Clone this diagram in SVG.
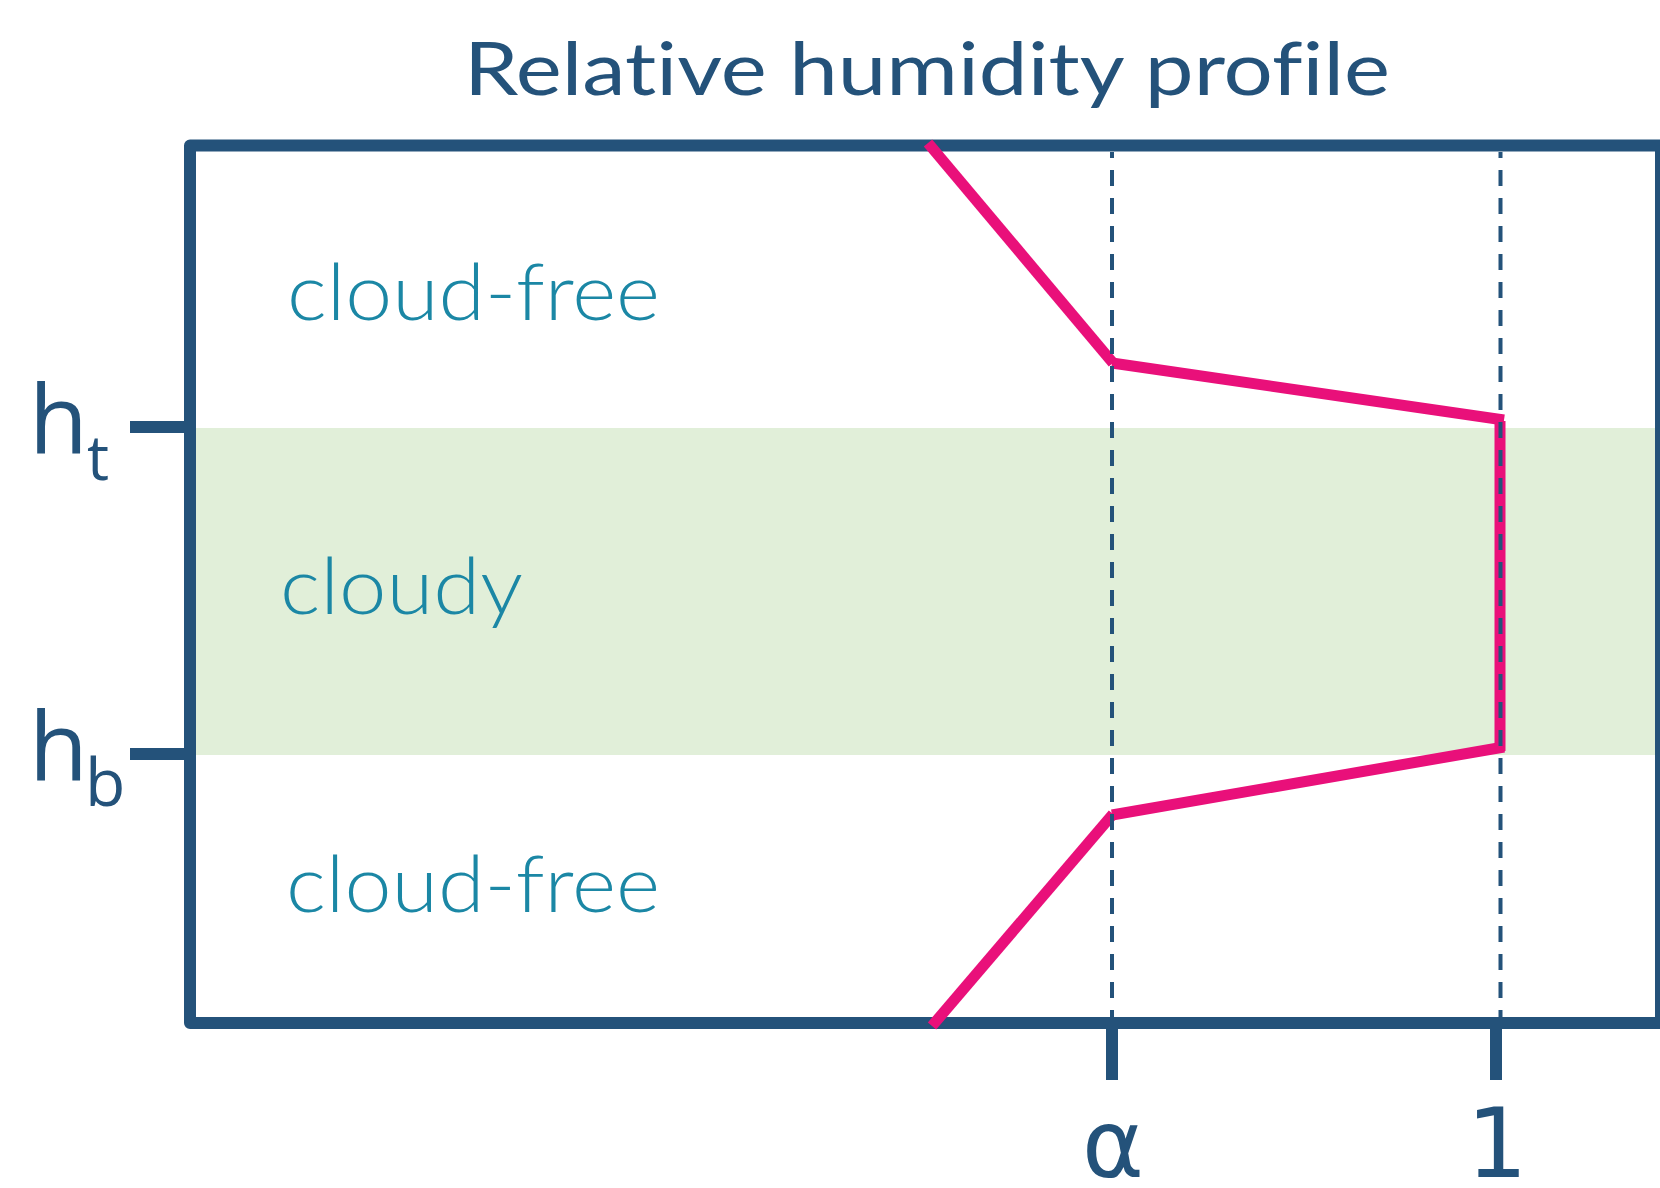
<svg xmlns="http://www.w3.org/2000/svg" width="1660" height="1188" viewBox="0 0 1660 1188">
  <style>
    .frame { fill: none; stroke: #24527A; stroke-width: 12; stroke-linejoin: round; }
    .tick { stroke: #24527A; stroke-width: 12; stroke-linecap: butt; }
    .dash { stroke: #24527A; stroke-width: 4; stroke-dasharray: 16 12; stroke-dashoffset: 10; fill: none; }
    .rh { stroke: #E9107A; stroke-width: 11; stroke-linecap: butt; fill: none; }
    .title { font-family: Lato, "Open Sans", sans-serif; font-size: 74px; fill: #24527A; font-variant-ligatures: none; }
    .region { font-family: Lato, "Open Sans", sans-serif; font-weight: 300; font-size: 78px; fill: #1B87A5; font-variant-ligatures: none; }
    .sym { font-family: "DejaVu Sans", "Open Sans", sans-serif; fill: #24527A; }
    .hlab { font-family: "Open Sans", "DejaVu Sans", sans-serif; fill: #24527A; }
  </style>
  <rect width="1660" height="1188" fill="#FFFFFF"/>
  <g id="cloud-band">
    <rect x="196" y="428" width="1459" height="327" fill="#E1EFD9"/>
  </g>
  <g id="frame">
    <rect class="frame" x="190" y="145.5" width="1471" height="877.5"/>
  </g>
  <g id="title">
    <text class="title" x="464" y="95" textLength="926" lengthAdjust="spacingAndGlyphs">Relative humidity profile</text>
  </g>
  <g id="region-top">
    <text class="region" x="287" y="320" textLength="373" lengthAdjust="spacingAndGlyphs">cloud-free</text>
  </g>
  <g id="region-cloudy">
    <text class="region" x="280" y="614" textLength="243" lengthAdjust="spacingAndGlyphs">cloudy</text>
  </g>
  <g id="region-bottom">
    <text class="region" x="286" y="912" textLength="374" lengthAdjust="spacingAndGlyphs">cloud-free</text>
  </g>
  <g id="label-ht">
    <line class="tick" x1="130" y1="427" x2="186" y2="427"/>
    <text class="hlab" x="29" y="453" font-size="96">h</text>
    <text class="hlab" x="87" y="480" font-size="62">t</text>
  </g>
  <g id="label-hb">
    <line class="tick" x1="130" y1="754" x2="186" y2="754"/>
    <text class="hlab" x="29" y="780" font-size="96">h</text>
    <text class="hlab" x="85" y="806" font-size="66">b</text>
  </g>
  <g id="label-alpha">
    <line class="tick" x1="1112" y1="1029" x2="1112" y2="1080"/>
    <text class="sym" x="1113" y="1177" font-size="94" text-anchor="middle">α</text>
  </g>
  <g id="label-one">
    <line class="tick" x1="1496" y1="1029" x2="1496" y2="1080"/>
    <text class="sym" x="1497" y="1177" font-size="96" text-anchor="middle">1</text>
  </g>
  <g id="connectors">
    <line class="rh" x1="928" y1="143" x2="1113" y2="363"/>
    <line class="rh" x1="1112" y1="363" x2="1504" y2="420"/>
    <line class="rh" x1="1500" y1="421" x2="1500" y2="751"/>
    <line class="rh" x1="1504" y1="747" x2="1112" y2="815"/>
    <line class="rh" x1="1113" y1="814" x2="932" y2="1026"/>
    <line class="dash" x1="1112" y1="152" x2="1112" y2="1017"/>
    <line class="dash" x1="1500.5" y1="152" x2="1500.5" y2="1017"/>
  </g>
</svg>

--

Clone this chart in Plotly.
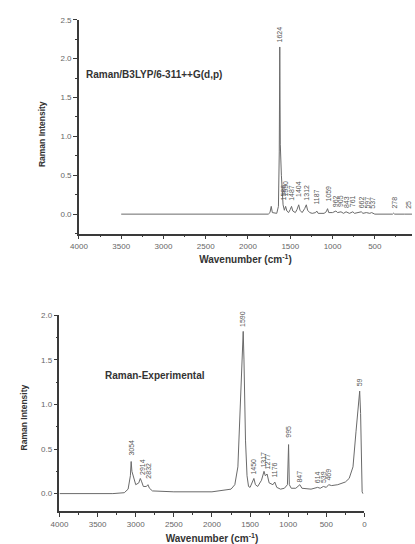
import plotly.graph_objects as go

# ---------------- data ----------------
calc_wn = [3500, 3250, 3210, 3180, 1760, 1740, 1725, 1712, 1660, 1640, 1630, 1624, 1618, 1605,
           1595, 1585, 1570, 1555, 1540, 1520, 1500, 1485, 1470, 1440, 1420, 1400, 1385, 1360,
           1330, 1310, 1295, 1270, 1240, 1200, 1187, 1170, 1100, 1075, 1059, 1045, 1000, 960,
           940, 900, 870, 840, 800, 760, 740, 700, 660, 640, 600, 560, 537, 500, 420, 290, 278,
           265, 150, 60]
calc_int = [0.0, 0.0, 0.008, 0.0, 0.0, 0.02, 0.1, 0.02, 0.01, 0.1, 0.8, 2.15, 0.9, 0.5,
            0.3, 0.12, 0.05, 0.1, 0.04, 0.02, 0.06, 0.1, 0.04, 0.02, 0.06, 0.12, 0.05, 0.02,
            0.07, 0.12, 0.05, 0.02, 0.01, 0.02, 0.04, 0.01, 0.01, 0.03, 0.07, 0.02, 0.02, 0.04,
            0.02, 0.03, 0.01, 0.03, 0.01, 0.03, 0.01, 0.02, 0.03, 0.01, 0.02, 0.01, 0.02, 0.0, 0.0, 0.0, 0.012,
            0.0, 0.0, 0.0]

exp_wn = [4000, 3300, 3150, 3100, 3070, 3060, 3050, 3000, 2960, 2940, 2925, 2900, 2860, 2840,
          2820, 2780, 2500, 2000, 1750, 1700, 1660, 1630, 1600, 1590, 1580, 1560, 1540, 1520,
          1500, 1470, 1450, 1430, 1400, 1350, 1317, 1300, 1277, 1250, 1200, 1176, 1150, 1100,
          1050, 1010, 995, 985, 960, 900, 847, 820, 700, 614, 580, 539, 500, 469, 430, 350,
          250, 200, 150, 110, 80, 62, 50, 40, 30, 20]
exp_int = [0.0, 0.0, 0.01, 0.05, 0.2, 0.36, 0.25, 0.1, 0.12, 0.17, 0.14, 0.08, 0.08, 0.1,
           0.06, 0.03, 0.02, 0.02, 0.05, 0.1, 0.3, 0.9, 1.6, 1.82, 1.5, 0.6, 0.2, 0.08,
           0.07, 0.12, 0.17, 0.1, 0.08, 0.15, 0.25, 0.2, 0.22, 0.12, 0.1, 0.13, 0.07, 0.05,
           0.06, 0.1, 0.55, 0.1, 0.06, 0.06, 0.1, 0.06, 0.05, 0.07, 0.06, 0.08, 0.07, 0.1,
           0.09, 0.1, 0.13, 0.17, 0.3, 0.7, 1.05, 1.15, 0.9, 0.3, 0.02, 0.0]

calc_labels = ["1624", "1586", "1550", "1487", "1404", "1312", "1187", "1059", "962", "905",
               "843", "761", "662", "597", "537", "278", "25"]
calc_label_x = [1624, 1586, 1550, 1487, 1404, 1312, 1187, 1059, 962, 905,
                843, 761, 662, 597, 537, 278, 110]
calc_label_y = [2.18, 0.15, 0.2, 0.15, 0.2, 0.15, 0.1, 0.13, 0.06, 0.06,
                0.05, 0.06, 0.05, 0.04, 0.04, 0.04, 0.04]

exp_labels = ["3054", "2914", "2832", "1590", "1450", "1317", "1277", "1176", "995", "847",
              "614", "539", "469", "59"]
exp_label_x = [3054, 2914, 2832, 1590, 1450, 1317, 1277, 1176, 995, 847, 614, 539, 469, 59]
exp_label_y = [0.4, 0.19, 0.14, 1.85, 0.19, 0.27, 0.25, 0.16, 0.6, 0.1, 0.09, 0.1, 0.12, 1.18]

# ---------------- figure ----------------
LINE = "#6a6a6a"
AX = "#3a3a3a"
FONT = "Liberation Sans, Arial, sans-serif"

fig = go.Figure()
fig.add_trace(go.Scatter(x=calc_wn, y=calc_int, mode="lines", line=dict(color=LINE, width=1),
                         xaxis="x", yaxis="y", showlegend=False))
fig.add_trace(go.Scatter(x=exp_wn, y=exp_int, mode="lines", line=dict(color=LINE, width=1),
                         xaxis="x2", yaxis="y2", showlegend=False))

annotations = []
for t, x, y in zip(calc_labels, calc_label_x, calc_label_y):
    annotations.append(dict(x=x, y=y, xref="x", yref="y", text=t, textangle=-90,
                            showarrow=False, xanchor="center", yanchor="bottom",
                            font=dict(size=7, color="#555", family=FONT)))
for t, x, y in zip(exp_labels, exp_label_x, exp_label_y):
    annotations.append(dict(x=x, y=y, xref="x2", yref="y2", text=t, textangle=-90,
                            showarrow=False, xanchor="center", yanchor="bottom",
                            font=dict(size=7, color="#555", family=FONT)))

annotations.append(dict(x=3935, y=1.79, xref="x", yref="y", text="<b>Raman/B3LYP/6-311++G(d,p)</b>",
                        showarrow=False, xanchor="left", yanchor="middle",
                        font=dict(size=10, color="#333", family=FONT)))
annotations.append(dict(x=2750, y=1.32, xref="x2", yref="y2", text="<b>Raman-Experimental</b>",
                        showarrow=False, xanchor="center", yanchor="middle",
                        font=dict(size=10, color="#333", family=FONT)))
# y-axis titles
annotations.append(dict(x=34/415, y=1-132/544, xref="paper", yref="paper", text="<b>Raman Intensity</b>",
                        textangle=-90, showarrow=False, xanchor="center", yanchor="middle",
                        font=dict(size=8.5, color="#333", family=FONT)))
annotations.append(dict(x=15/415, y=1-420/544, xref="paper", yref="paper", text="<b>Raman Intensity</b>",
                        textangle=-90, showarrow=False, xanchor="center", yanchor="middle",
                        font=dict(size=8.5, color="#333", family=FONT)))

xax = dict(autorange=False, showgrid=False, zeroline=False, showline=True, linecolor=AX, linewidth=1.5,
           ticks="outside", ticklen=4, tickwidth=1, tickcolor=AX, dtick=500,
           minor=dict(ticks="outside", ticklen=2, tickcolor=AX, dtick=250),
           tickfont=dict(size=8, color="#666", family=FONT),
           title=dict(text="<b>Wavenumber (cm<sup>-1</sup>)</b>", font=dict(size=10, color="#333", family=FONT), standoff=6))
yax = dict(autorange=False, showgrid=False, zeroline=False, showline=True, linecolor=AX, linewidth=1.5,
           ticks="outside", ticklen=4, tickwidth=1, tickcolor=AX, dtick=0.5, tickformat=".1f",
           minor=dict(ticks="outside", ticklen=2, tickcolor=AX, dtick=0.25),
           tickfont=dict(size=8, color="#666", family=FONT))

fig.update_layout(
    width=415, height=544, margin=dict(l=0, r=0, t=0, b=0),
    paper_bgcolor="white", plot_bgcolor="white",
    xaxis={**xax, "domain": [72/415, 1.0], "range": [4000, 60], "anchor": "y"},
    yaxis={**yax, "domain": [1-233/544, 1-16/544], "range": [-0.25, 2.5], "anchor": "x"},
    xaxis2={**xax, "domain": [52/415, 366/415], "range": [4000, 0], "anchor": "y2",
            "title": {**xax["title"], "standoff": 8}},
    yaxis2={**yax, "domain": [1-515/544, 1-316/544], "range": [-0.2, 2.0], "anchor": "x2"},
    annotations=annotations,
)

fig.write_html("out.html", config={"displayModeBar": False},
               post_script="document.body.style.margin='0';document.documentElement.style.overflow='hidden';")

**Instructions for the task**
Take the lines above starting at the one containing "Clone this chart in Plotly." and ending at the one containing "0.0, 0.0, 0.0]", and print them again exactly, without pictures.

**Task result**
Clone this chart in Plotly.
import plotly.graph_objects as go

# ---------------- data ----------------
calc_wn = [3500, 3250, 3210, 3180, 1760, 1740, 1725, 1712, 1660, 1640, 1630, 1624, 1618, 1605,
           1595, 1585, 1570, 1555, 1540, 1520, 1500, 1485, 1470, 1440, 1420, 1400, 1385, 1360,
           1330, 1310, 1295, 1270, 1240, 1200, 1187, 1170, 1100, 1075, 1059, 1045, 1000, 960,
           940, 900, 870, 840, 800, 760, 740, 700, 660, 640, 600, 560, 537, 500, 420, 290, 278,
           265, 150, 60]
calc_int = [0.0, 0.0, 0.008, 0.0, 0.0, 0.02, 0.1, 0.02, 0.01, 0.1, 0.8, 2.15, 0.9, 0.5,
            0.3, 0.12, 0.05, 0.1, 0.04, 0.02, 0.06, 0.1, 0.04, 0.02, 0.06, 0.12, 0.05, 0.02,
            0.07, 0.12, 0.05, 0.02, 0.01, 0.02, 0.04, 0.01, 0.01, 0.03, 0.07, 0.02, 0.02, 0.04,
            0.02, 0.03, 0.01, 0.03, 0.01, 0.03, 0.01, 0.02, 0.03, 0.01, 0.02, 0.01, 0.02, 0.0, 0.0, 0.0, 0.012,
            0.0, 0.0, 0.0]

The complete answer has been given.